28 January – 26 February 2011
Palazzo Bertalazone di San Fermo, Turin
The exhibition at Palazzo Bertalazone in Turin is divided into three sections and presents three reportages by MUSEC: The Enchantment of the Women of the Sea. The Ama of Hekura in the work of Fosco Maraini; The Island of the Gods. Bali in the work of Gotthard Schuh and India at the Time of Gandhi. Photographs by Walter Bosshard.
The awabi women fishermen immortalised by Maraini in the waters off Japan probably represent the first underwater ethnographic reportage and bear witness to a still unknown and fascinating place, vibrant with vitality and eroticism in the eyes of a European, while the decline of a world destined, shortly afterwards, to disappear was already foreshadowed on the horizon.
The same sensuality and carefreeness shine through in the images with which Gotthard Schuh captures Balinese life seemingly punctuated only by the cycles of nature and religious festivities.
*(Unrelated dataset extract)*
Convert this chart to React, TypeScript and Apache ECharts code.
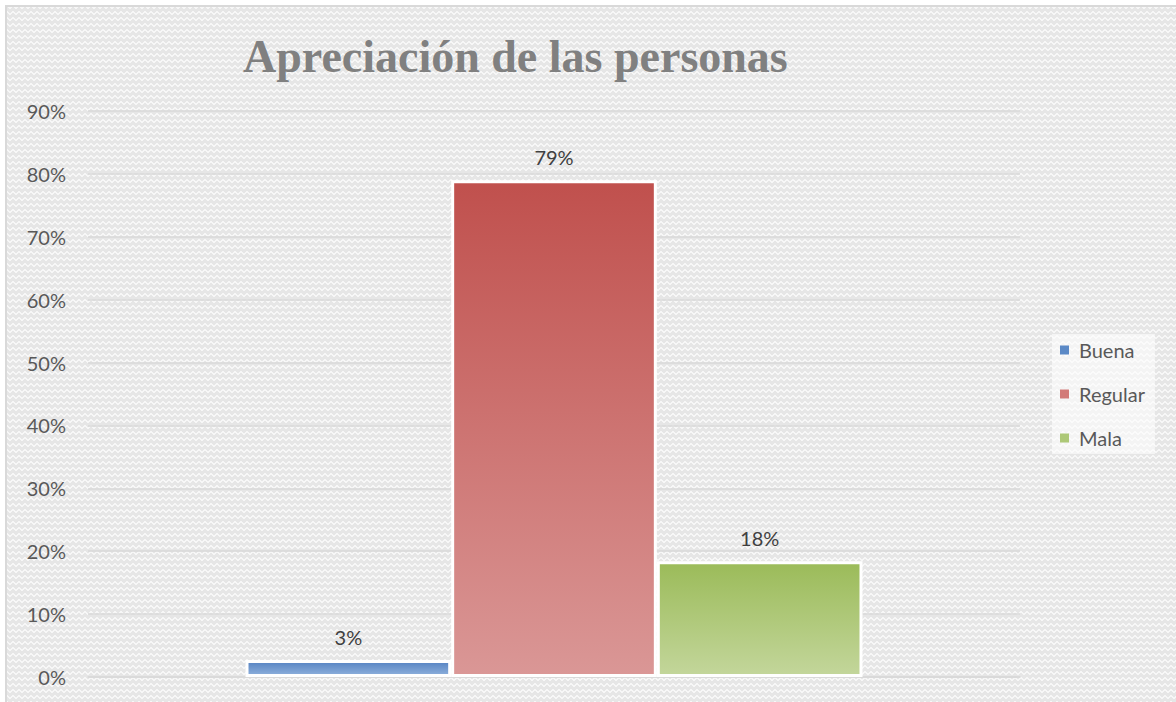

An atmosphere, on closer inspection, at the antipodes to the greyness and closure of Europe as it inexorably entered the mournful period of World War II.
A similar state of suspension, albeit for different stylistic and moral reasons, is what the images of Bosshard’s reportage in India in 1930 give us. Bosshard aims at not wanting to pass judgement, and not wanting to influence the observer, and so he portrays Gandhi in his private life with that very simple, but no less authoritative, hieraticism that will become one of the stereotypes of the Mahatma’s public iconography from then on.



«Esovisioni» is a cycle dedicated to the peculiarities and paths of the vision of cultures through the photographic lens. The working hypothesis is that the photographer, taking the exhibition’s exotic image as a pretext has, consciously or unconsciously, returned his own inner vision, enriching the collective imagination with artful images and stereotypes of different cultural realities.